#### [Written task]
Copy exactly, and only, the lines starting at the line with "Convert this chart to Plotly code." and ending at the line with "import plotly.graph_objects as go". Leave every picture out of the copy.

#### [Items]
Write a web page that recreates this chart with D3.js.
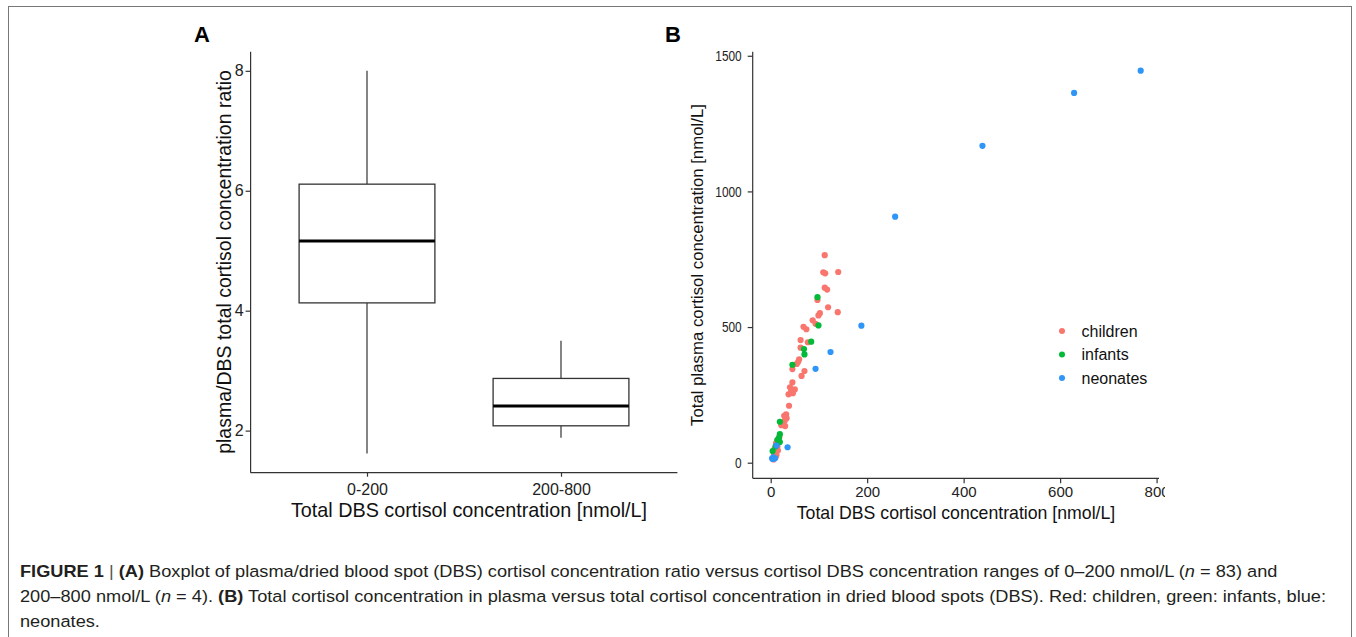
--
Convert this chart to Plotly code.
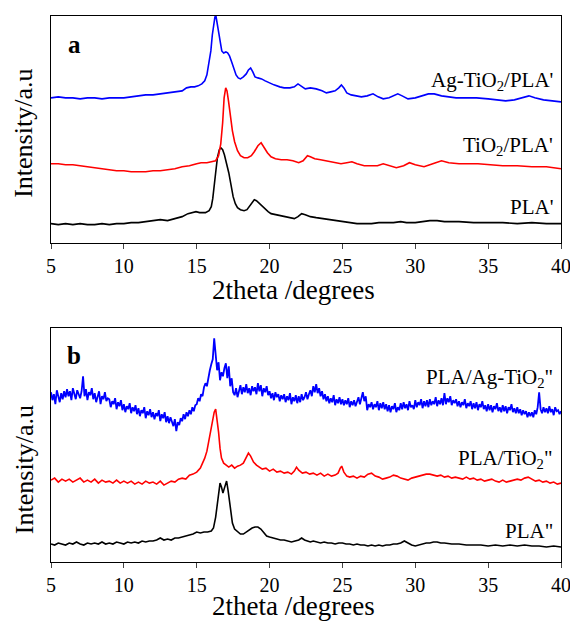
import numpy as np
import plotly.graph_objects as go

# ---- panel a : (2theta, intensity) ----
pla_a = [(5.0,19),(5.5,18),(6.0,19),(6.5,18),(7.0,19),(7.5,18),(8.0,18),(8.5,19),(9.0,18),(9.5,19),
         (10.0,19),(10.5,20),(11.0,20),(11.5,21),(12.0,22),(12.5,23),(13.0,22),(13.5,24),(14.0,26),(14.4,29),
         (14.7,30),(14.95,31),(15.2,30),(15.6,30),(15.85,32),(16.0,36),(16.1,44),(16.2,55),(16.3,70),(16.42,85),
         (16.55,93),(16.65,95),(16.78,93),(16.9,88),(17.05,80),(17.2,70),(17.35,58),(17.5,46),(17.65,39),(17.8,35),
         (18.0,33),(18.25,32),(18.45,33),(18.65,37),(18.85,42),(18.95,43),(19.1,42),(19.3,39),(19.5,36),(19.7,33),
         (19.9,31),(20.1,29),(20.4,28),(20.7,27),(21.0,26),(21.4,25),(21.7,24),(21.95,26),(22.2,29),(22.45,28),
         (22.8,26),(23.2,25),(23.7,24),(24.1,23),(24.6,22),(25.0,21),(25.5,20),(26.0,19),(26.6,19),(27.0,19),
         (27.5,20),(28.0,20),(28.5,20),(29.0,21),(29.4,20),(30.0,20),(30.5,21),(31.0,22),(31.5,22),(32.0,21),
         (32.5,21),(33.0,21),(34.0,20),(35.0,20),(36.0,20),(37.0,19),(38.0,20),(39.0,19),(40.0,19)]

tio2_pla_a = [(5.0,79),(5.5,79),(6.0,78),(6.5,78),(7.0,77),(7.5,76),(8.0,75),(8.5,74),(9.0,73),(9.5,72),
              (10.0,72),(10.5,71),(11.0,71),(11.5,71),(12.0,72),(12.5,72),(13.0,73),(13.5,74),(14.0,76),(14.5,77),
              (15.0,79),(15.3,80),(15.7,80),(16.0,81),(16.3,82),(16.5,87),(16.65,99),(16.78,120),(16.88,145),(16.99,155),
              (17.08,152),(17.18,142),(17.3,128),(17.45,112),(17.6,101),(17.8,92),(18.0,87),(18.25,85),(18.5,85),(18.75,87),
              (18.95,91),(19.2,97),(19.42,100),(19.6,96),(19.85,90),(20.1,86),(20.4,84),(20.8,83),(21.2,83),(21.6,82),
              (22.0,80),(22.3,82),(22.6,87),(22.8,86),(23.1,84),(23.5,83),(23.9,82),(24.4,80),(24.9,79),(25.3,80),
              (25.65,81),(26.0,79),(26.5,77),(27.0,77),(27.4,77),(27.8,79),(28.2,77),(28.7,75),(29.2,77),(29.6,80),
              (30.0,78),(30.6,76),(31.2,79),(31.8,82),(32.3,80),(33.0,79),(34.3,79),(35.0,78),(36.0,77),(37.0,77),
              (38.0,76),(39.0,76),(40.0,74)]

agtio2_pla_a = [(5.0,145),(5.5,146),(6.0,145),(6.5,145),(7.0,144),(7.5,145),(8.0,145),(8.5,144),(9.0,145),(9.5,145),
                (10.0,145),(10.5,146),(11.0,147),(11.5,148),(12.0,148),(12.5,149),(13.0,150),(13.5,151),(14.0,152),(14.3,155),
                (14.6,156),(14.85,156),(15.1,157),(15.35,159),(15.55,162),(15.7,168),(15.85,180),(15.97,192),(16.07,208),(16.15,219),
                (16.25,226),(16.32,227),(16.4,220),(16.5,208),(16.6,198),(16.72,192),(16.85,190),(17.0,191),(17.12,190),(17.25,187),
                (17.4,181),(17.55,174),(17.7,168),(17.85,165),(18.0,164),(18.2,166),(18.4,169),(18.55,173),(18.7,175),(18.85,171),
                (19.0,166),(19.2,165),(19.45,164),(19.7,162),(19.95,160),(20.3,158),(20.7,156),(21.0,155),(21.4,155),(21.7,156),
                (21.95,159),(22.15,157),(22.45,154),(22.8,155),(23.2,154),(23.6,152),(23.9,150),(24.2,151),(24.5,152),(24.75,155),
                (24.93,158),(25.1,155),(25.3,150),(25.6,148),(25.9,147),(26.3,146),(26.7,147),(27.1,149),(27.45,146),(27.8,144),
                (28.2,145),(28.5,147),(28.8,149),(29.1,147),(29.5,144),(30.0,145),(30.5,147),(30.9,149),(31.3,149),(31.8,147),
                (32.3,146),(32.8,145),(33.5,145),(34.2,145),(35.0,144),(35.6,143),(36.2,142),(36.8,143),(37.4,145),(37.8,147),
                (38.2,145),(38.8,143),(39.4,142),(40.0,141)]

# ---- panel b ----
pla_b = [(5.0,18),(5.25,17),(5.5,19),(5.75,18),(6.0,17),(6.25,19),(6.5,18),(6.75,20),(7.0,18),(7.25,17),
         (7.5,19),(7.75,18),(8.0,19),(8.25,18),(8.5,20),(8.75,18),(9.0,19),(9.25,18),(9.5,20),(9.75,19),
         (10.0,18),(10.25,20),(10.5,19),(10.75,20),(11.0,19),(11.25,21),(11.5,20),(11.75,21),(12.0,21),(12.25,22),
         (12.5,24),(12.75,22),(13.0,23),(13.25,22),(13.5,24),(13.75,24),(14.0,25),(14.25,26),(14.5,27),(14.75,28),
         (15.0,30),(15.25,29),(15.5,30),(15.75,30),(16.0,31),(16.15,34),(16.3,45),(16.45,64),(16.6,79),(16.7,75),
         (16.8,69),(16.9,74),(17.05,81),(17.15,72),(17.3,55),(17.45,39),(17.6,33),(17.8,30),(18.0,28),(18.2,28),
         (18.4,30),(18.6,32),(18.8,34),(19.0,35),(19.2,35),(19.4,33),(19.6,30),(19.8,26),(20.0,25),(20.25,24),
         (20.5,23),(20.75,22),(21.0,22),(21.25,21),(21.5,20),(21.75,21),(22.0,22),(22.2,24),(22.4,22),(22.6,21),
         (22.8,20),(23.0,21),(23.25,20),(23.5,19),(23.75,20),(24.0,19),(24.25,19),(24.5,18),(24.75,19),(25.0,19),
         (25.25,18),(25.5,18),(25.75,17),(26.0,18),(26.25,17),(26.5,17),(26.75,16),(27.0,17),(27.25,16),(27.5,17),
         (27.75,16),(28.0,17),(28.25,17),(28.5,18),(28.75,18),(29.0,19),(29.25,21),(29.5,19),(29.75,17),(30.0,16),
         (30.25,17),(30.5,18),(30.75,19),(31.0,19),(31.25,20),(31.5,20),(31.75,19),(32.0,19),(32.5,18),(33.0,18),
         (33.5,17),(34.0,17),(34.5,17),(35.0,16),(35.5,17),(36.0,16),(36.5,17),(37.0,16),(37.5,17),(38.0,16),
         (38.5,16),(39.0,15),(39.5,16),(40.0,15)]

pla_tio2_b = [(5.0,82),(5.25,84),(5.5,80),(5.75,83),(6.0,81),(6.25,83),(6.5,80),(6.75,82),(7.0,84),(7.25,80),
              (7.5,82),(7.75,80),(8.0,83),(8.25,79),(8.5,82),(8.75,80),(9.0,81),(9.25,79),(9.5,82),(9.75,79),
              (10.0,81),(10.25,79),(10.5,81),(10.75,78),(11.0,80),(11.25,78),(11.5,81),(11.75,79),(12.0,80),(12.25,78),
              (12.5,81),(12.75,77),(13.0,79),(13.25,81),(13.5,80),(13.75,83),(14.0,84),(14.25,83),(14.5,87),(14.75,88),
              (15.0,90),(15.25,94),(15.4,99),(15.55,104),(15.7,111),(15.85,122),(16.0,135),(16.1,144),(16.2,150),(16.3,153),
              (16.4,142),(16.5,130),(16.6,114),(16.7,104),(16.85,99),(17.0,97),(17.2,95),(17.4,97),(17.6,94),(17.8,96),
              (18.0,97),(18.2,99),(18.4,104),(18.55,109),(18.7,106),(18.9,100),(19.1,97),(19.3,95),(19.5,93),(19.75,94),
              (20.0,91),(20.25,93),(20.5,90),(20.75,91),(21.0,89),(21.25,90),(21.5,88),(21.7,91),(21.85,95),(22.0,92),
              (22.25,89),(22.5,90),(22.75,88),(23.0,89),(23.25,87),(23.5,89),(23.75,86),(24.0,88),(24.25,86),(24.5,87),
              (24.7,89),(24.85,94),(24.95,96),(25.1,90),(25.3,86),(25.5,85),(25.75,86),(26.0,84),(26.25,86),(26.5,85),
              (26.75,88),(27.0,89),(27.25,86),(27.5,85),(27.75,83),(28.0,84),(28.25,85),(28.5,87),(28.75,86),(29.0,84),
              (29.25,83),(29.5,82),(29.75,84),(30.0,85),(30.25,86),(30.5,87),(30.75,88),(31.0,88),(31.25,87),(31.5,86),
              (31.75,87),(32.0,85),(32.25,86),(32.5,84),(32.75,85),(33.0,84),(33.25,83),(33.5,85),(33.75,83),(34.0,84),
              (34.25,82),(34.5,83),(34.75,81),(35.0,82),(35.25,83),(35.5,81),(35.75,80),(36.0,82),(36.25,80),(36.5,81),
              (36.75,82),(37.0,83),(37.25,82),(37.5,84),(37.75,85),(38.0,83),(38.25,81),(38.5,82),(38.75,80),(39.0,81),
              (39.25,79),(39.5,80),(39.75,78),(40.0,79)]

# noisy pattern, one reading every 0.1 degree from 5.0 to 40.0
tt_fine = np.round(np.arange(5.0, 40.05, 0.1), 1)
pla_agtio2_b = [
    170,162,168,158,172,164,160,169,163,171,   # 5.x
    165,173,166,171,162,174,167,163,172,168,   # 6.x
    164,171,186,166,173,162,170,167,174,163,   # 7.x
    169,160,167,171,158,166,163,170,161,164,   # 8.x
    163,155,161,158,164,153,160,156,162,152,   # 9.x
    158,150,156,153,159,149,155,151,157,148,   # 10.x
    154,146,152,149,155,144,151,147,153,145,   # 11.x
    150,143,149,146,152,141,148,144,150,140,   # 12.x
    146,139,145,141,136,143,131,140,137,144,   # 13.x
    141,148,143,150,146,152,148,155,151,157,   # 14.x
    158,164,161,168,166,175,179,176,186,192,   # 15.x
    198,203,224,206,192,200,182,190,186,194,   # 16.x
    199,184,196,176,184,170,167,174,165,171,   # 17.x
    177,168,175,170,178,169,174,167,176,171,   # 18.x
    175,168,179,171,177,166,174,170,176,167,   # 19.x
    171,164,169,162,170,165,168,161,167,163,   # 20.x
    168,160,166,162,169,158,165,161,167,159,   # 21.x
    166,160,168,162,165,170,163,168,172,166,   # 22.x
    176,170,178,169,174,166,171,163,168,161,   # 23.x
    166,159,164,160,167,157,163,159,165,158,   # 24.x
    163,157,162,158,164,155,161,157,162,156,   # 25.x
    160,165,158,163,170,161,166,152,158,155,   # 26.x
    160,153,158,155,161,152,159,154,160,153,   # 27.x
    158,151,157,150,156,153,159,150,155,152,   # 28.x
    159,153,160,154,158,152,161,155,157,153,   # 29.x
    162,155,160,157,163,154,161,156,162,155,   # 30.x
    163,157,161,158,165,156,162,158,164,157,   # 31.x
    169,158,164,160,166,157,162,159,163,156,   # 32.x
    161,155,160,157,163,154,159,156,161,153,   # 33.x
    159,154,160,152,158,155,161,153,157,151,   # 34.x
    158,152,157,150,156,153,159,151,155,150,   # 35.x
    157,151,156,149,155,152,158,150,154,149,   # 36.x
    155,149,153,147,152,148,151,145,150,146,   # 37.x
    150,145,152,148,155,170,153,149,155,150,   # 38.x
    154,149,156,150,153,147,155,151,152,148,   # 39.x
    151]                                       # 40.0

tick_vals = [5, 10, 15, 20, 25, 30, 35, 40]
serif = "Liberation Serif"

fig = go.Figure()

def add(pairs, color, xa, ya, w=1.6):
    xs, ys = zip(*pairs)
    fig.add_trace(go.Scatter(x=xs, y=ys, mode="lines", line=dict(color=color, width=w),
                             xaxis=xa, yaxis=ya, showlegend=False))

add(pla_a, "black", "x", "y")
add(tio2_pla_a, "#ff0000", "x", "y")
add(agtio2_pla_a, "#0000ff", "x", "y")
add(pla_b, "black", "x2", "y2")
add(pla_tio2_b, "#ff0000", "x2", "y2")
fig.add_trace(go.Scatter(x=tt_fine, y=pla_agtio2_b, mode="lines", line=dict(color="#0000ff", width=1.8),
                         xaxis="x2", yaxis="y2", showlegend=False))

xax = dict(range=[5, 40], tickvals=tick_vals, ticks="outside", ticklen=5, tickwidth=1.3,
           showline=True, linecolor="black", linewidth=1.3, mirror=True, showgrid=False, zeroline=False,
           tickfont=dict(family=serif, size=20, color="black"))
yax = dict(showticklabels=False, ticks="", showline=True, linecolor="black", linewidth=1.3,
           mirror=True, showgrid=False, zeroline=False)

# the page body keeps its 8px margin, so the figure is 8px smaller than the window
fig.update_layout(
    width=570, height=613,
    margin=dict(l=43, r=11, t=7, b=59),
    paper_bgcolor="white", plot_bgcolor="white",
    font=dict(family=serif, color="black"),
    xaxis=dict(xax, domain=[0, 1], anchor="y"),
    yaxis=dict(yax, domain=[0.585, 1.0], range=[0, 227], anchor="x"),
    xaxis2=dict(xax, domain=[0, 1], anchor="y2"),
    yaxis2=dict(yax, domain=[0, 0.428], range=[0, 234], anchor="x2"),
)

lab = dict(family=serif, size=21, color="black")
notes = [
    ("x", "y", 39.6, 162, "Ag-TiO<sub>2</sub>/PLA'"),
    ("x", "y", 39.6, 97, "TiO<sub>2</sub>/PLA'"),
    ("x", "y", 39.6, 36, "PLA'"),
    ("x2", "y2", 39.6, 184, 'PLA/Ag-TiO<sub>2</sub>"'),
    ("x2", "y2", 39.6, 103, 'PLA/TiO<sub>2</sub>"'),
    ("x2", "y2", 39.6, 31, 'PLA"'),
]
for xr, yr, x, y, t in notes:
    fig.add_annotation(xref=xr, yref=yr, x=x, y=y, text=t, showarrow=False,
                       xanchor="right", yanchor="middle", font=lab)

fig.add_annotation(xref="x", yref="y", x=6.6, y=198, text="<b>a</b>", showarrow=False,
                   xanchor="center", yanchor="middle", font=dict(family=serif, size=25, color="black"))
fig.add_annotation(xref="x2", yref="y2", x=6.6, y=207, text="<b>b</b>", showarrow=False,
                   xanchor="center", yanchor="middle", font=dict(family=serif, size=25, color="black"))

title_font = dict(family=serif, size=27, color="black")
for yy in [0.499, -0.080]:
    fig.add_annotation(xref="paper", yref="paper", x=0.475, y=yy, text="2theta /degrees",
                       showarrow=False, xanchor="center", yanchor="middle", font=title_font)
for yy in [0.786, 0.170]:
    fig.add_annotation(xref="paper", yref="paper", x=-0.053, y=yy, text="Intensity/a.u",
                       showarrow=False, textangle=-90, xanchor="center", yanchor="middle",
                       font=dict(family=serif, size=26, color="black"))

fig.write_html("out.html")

#### [Output below]
Convert this chart to Plotly code.
import numpy as np
import plotly.graph_objects as go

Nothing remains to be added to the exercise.